Wiederaufbau ist ein Wort aus dem fernen Nairobi, ebenso wie Versöhnung. In Molo, Mau Summit und all den anderen Dörfern entlang des ostafrikanischen Highways, der Kenias Küste und Uganda verbindet, liegen die meisten Hotels und Geschäfte immer noch in Schutt und Asche. Die Inhaber, die meisten von ihnen Kikuyu, trauen sich nicht zurück. Niemand weiß, ob sie jemals wiederkommen werden. So lange ragen Betongerippe auf beiden Seiten der Straße auf. Wenn es nach Joel Korir geht, sollen die Vertriebenen bleiben, wo sie sind. "Ein Schweizer kann in Europa doch auch nicht einfach nach England ziehen und dort Land beanspruchen, und so ist es hier auch." Mit abschätzigem Blick sieht der Kalenjinfarmer auf das Zeltlager von Murao, das nicht weit von seinen Feldern entfernt aufgebaut ist. "Man kann nicht mit denen zusammenleben, die dir dein Eigentum nehmen. Es ist gut, wenn sie gehen."
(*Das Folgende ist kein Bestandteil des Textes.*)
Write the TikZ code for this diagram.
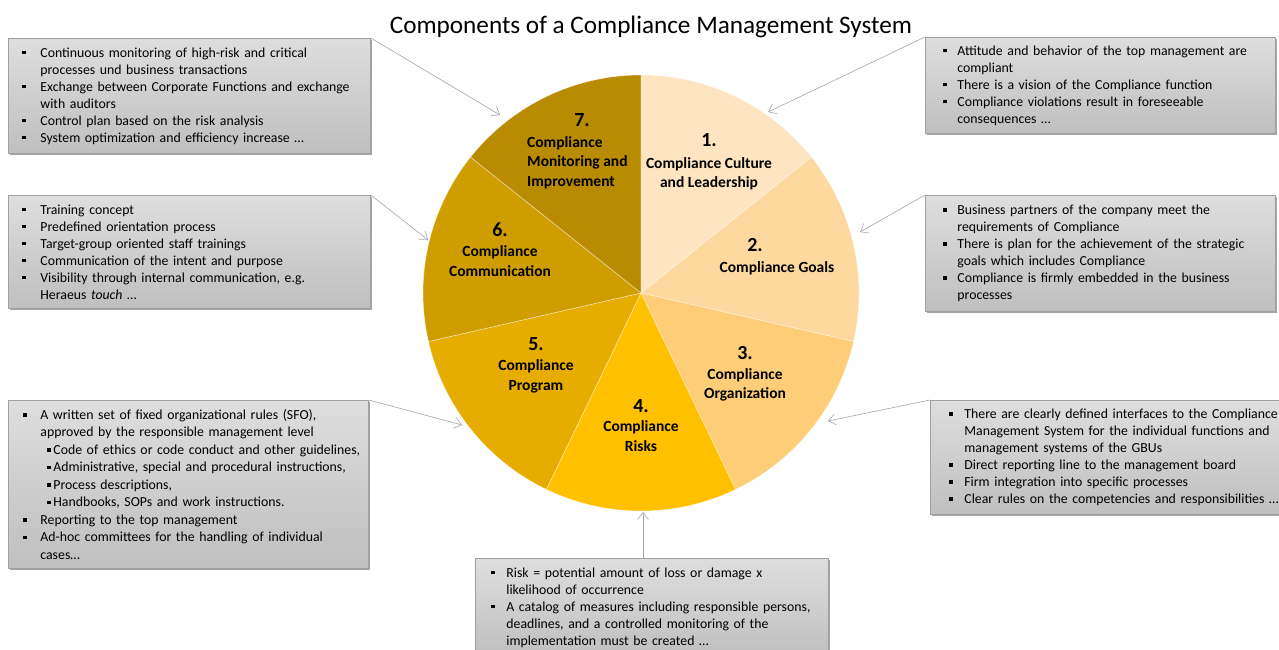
\documentclass[tikz,border=0pt]{standalone}
\usepackage{fontspec}
\setmainfont{Carlito}
\usetikzlibrary{arrows.meta,shadows}
\definecolor{c1}{HTML}{FEE4C1}
\definecolor{c2}{HTML}{FDD9A0}
\definecolor{c3}{HTML}{FDCD77}
\definecolor{c4}{HTML}{FFC000}
\definecolor{c5}{HTML}{E6AC00}
\definecolor{c6}{HTML}{D09D00}
\definecolor{c7}{HTML}{B98B00}
\definecolor{boxtop}{HTML}{DEDEDE}
\definecolor{boxbot}{HTML}{BFBFBF}
\definecolor{boxedge}{HTML}{A0A0A0}
\definecolor{arrowgray}{HTML}{A6A6A6}
\newlength{\bg}
\newcommand{\bul}{\rule[2.6pt]{3.7pt}{3.7pt}}
\newcommand{\bitem}[1]{\mbox{\makebox[\bg][l]{\bul}#1}}
\newcommand{\bcont}[1]{\mbox{\hspace*{\bg}#1}}
\newcommand{\bsub}[1]{\mbox{\hspace*{\bg}\hspace*{7pt}\makebox[6pt][l]{\bul}#1}}
\tikzset{
  infobox/.style={draw=boxedge, line width=0.8pt, top color=boxtop, bottom color=boxbot,
    anchor=north west, align=left, inner ysep=0pt,
    font=\fontsize{13.8}{17}\selectfont,
    drop shadow={shadow xshift=1.5pt, shadow yshift=-1.5pt, opacity=0.35, fill=black}},
  wedge/.style={draw=white, draw opacity=0.5, line width=0.6pt},
  numlabel/.style={font=\bfseries\fontsize{20}{23}\selectfont, inner sep=0pt, anchor=north},
  wlabel/.style={font=\bfseries\fontsize{15.5}{19.3}\selectfont, inner sep=0pt, align=center, anchor=base},
  pointer/.style={draw=arrowgray, line width=0.6pt, -{Straight Barb[length=7pt,width=11pt,line width=0.6pt]}}
}
\begin{document}
\begin{tikzpicture}[x=1pt,y=-1pt]
\useasboundingbox (0,0) rectangle (1279,650);
\fill[white] (0,0) rectangle (1279,650);
\clip (0,0) rectangle (1279,650);

\node[font=\fontsize{25.2}{29}\selectfont, inner sep=0pt, anchor=base] (title) at (651,34) {Components of a Compliance Management System};

% pie
\coordinate (C) at (641,293);
\foreach \i/\col in {1/c1,2/c2,3/c3,4/c4,5/c5,6/c6,7/c7}{
  \pgfmathsetmacro\sa{-90+(\i-1)*360/7}
  \pgfmathsetmacro\ea{-90+\i*360/7}
  \filldraw[fill=\col, wedge] (C) -- ++(\sa:218) arc[start angle=\sa, end angle=\ea, radius=218] -- cycle;
}

% wedge labels (base = baseline of last line)
\node[numlabel] (n1) at (709,133) {1.};
\node[wlabel] (l1) at (709,187.3) {Compliance Culture\\and Leadership};
\node[numlabel] (n2) at (755,238) {2.};
\node[wlabel] (l2) at (777,272.3) {Compliance Goals};
\node[numlabel] (n3) at (745,346) {3.};
\node[wlabel] (l3) at (745,398.3) {Compliance\\Organization};
\node[numlabel] (n4) at (641,399) {4.};
\node[wlabel] (l4) at (641,451) {Compliance\\Risks};
\node[numlabel] (n5) at (536,337) {5.};
\node[wlabel] (l5) at (536,390) {Compliance\\Program};
\node[numlabel] (n6) at (500,223) {6.};
\node[wlabel] (l6) at (500,276) {Compliance\\Communication};
\node[numlabel] (n7) at (582,113) {7.};
\node[wlabel, align=left, anchor=base west] (l7) at (527,186) {Compliance\\Monitoring and\\Improvement};

% info boxes
\node[infobox, minimum width=362pt, minimum height=115pt, inner xsep=14pt, text width=334pt] (b7) at (8,38) {\setlength{\bg}{18pt}%
\bitem{Continuous monitoring of high-risk and critical}\\
\bcont{processes und business transactions}\\
\bitem{Exchange between Corporate Functions and exchange}\\
\bcont{with auditors}\\
\bitem{Control plan based on the risk analysis}\\
\bitem{System optimization and efficiency increase …}};

\node[infobox, minimum width=350pt, minimum height=96pt, inner xsep=18pt, text width=314pt] (b1) at (925,37) {\setlength{\bg}{14pt}%
\bitem{Attitude and behavior of the top management are}\\
\bcont{compliant}\\
\bitem{There is a vision of the Compliance function}\\
\bitem{Compliance violations result in foreseeable}\\
\bcont{consequences …}};

\node[infobox, minimum width=362pt, minimum height=113pt, inner xsep=14pt, text width=334pt] (b6) at (8,195) {\setlength{\bg}{18pt}%
\bitem{Training concept}\\
\bitem{Predefined orientation process}\\
\bitem{Target-group oriented staff trainings}\\
\bitem{Communication of the intent and purpose}\\
\bitem{Visibility through internal communication, e.g.}\\
\bcont{Heraeus \textit{touch} …}};

\node[infobox, minimum width=350pt, minimum height=116pt, inner xsep=18pt, text width=314pt] (b2) at (925,195) {\setlength{\bg}{14pt}%
\bitem{Business partners of the company meet the}\\
\bcont{requirements of Compliance}\\
\bitem{There is plan for the achievement of the strategic}\\
\bcont{goals which includes Compliance}\\
\bitem{Compliance is firmly embedded in the business}\\
\bcont{processes}};

\node[infobox, minimum width=360pt, minimum height=168pt, inner xsep=15pt, text width=330pt, font=\fontsize{13.8}{17.5}\selectfont] (b5) at (8,400) {\setlength{\bg}{17pt}%
\bitem{A written set of fixed organizational rules (SFO),}\\
\bcont{approved by the responsible management level}\\
\bsub{Code of ethics or code conduct and other guidelines,}\\
\bsub{Administrative, special and procedural instructions,}\\
\bsub{Process descriptions,}\\
\bsub{Handbooks, SOPs and work instructions.}\\
\bitem{Reporting to the top management}\\
\bitem{Ad-hoc committees for the handling of individual}\\
\bcont{cases…}};

\node[infobox, minimum width=362pt, minimum height=114pt, inner xsep=19pt, text width=324pt] (b3) at (930,400) {\setlength{\bg}{15pt}%
\bitem{There are clearly defined interfaces to the Compliance}\\
\bcont{Management System for the individual functions and}\\
\bcont{management systems of the GBUs}\\
\bitem{Direct reporting line to the management board}\\
\bitem{Firm integration into specific processes}\\
\bitem{Clear rules on the competencies and responsibilities …}};

\node[infobox, minimum width=353pt, minimum height=98pt, inner xsep=16pt, text width=321pt] (b4) at (475,558) {\setlength{\bg}{15pt}%
\bitem{Risk = potential amount of loss or damage x}\\
\bcont{likelihood of occurrence}\\
\bitem{A catalog of measures including responsible persons,}\\
\bcont{deadlines, and a controlled monitoring of the}\\
\bcont{implementation must be created …}};

% pointers
\coordinate (t7) at (500,115);
\coordinate (t1) at (768,112);
\coordinate (t2) at (860,232);
\coordinate (t6) at (428,240);
\coordinate (t5) at (462,425);
\coordinate (t3) at (828,421);
\coordinate (t4) at (643,512);
\draw[pointer] (b7.north east) -- (t7);
\draw[pointer] (b1.north west) -- (t1);
\draw[pointer] (b2.north west) -- (t2);
\draw[pointer] (b6.north east) -- (t6);
\draw[pointer] (b5.north east) -- (t5);
\draw[pointer] (b3.north west) -- (t3);
\draw[pointer] (b4.north -| t4) -- (t4);
\end{tikzpicture}
\end{document}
An Versöhnung glaubt auch Pater Stefano Rwegarulira nicht. "Die Kalenjin sehen uns immer noch als ihre Feinde, viele wollen das Land haben, auf dem unser Kloster steht", sagt er ruhig, während er in Leder gebundene Bibeln in eine Metallkiste packt. Die Bibliothek des Ordens ist schon halb leer geräumt, in wenigen Tagen kommen die Lastwagen. Nach fünfzig Jahren in Kipkelion zieht der Orden nach Uganda, "erst kommen wir als Flüchtlinge bei der katholischen Kirche unter, dann suchen wir einen Standort für ein neues Kloster." Rwegarulira fürchtet, dass die Menschen in Kipkelion bei einem neuen Pogrom keinen Zufluchtsort mehr hätten. Doch sein Urteil steht fest. "Eine Chance auf Frieden gibt es hier nicht - und man kann nicht in Ruhe beten, wenn man ständig darauf achten muss, dass man nicht von hinten erstochen wird."